2. Make new regs, but keep the old
Just because the government is considering IoT regulations, existing regulations are still useful, too. In fact, experts say rules that already exist, such as the Underwriters’ Laboratories standards to safeguard the market for Internet-connected devices, could help companies make better choices around security.
“I wouldn’t think that we should tear up all existing regulatory frameworks and have a free for all,” said Mr. Miller of the Information Technology Industry Council. “It provides those who are using it with a toolbox. They can make more informed, risk management-based decisions.”

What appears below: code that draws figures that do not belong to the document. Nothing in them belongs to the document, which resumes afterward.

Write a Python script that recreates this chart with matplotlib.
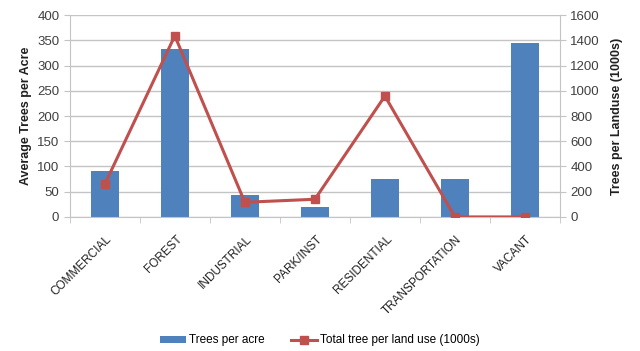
import numpy as np
import matplotlib
matplotlib.use("Agg")
import matplotlib.pyplot as plt
import matplotlib.transforms as mtransforms

plt.rcParams['font.family'] = ['Liberation Sans', 'DejaVu Sans']

categories = ["COMMERCIAL", "FOREST", "INDUSTRIAL", "PARK/INST",
              "RESIDENTIAL", "TRANSPORTATION", "VACANT"]
trees_per_acre = [91, 333, 44, 19, 76, 76, 345]
total_trees_1000s = [259, 1436, 116, 140, 958, 0, 0]

bar_color = "#4F81BD"
line_color = "#C0504D"
grid_color = "#C4C4C4"
text_color = "#404040"

fig = plt.figure(figsize=(6.4, 3.51), dpi=100)
ax = fig.add_axes([0.109, 0.382, 0.766, 0.575])
x = np.arange(len(categories))

ax.bar(x, trees_per_acre, width=0.4, color=bar_color, zorder=2,
       label="Trees per acre")
ax.set_ylim(0, 400)
ax.set_yticks(range(0, 401, 50))
ax.set_xlim(-0.5, len(categories) - 0.5)
ax.yaxis.grid(True, color=grid_color, linewidth=1, zorder=0)
ax.set_axisbelow(True)

ax.set_xticks(x)
ax.set_xticklabels(categories, rotation=45, ha="right", rotation_mode="anchor",
                   fontsize=8.5, color="#202020")
ax.tick_params(axis="x", length=0, pad=6)
shift = mtransforms.ScaledTranslation(0.01, -0.08, fig.dpi_scale_trans)
for lbl in ax.get_xticklabels():
    lbl.set_transform(lbl.get_transform() + shift)
# boundary ticks between categories
ax.set_xticks(np.arange(-0.5, len(categories), 1), minor=True)
ax.tick_params(axis="x", which="minor", length=4, color=grid_color)
ax.tick_params(axis="y", length=4, color=grid_color, labelsize=9.5,
               labelcolor=text_color)
ax.set_ylabel("Average Trees per Acre", fontsize=9, fontweight="bold",
              color="#202020")

for s in ["top", "right"]:
    ax.spines[s].set_visible(False)
for s in ["left", "bottom"]:
    ax.spines[s].set_color(grid_color)

ax2 = ax.twinx()
ax2.plot(x, total_trees_1000s, color=line_color, linewidth=2.2, marker="s",
         markersize=6, zorder=3, label="Total tree per land use (1000s)")
ax2.set_ylim(0, 1600)
ax2.set_yticks(range(0, 1601, 200))
ax2.tick_params(axis="y", length=4, color=grid_color, labelsize=9.5,
                labelcolor=text_color)
ax2.set_ylabel("Trees per Landuse (1000s)", fontsize=9, fontweight="bold",
               color="#202020", labelpad=8)
for s in ["top", "left", "bottom"]:
    ax2.spines[s].set_visible(False)
ax2.spines["right"].set_color(grid_color)

h1, l1 = ax.get_legend_handles_labels()
h2, l2 = ax2.get_legend_handles_labels()
fig.legend(h1 + h2, l1 + l2, loc="center", bbox_to_anchor=(0.5, 0.03),
           ncol=2, frameon=False, fontsize=8.5, handlelength=2.2,
           handleheight=0.5, handletextpad=0.3, columnspacing=2.2)

fig.savefig("out.png", dpi=100)
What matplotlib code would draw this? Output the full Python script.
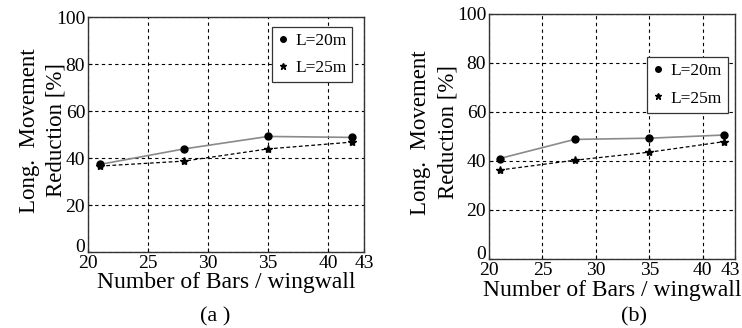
import matplotlib.pyplot as plt
import matplotlib.transforms as mtransforms
from matplotlib.lines import Line2D

plt.rcParams['font.family'] = ['Liberation Serif', 'DejaVu Serif']

# data
bars = [21, 28, 35, 42]
a_l20 = [37.3, 43.9, 49.2, 48.8]
a_l25 = [36.6, 38.7, 43.9, 46.8]
b_l20 = [41.0, 48.8, 49.3, 50.6]
b_l25 = [36.3, 40.3, 43.6, 47.9]
xticks = [20, 25, 30, 35, 40, 43]
yticks = [0, 20, 40, 60, 80, 100]
labels = ['L=20m', 'L=25m']

fig = plt.figure(figsize=(7.42, 3.28), dpi=100)
ax_a = fig.add_axes([0.1186, 0.2317, 0.372, 0.716])
ax_b = fig.add_axes([0.659, 0.2104, 0.3315, 0.747])


def nudge(lbl, dx, dy):
    lbl.set_transform(lbl.get_transform() +
                      mtransforms.ScaledTranslation(dx / 72, dy / 72, fig.dpi_scale_trans))


def draw(ax, y20, y25, leg_box, ypad, xpad):
    ax.plot(bars, y20, color='#8a8a8a', lw=1.2, ls='-', zorder=3)
    ax.plot(bars, y25, color='black', lw=0.9, ls=(0, (3, 2)), zorder=3)
    ax.plot(bars, y20, 'o', color='black', ms=5, zorder=4)
    ax.plot(bars, y25, '*', color='black', ms=6, zorder=4)
    ax.set_xlim(20, 43)
    ax.set_ylim(0, 100)
    ax.set_xticks(xticks)
    ax.set_yticks(yticks)
    ax.grid(True, color='black', ls=(0, (3, 3)), lw=0.8)
    ax.tick_params(direction='in', length=3, labelsize=14, pad=2)
    # lift the "0" so it sits beside the corner, above the "20"
    nudge(ax.get_yticklabels()[0], 0, 5)
    for s in ax.spines.values():
        s.set_linewidth(1.0)
        s.set_color('#333333')
    ax.set_xlabel('Number of Bars / wingwall', fontsize=17, labelpad=xpad)
    ylab = ax.set_ylabel('Long.  Movement\nReduction [%]', fontsize=16.5,
                         linespacing=1.4, labelpad=ypad)
    nudge(ylab, 0, 3)
    handles = [Line2D([], [], marker='o', color='black', ls='none', ms=4),
               Line2D([], [], marker='*', color='black', ls='none', ms=5)]
    leg = ax.legend(handles, labels, loc='upper left', bbox_to_anchor=leg_box,
                    fontsize=12.5, frameon=True, fancybox=False, framealpha=1,
                    edgecolor='#333333', handlelength=0.6, handletextpad=0.4,
                    borderpad=0.35, labelspacing=0.65, borderaxespad=0)
    leg.get_frame().set_linewidth(0.9)


draw(ax_a, a_l20, a_l25, (0.665, 0.96), -8, 0)
draw(ax_b, b_l20, b_l25, (0.642, 0.825), -1, 1)
# keep the last x label of (b) inside the picture
nudge(ax_b.get_xticklabels()[-1], -3, 0)

fig.text(0.29, 0.02, '(a )', fontsize=16, ha='center')
fig.text(0.855, 0.02, '(b)', fontsize=16, ha='center')

fig.savefig('out.png', dpi=100)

3. Move fast and break (some) things
Since the scope of IoT is huge, companies will have to move quickly to adapt. “Every company is becoming a software company,” said Atlantic Council’s Corman. “Toyota woke up one day and wasn’t just a computer on wheels, but a data center on wheels.”
But even though panelists agreed that regulators should move fast and innovate to keep up with Silicon Valley, they should not secure every Internet of Things device the same way – as many connected gadgets won't house sensitive data.
“There are a lot of industries that can handle failure,” said Nyla Beth Gawel, a principal at Booz Allen Hamilton. “I can handle if my Fitbit doesn’t accurately count my steps. I think there’s a monetization of risk that factors in.”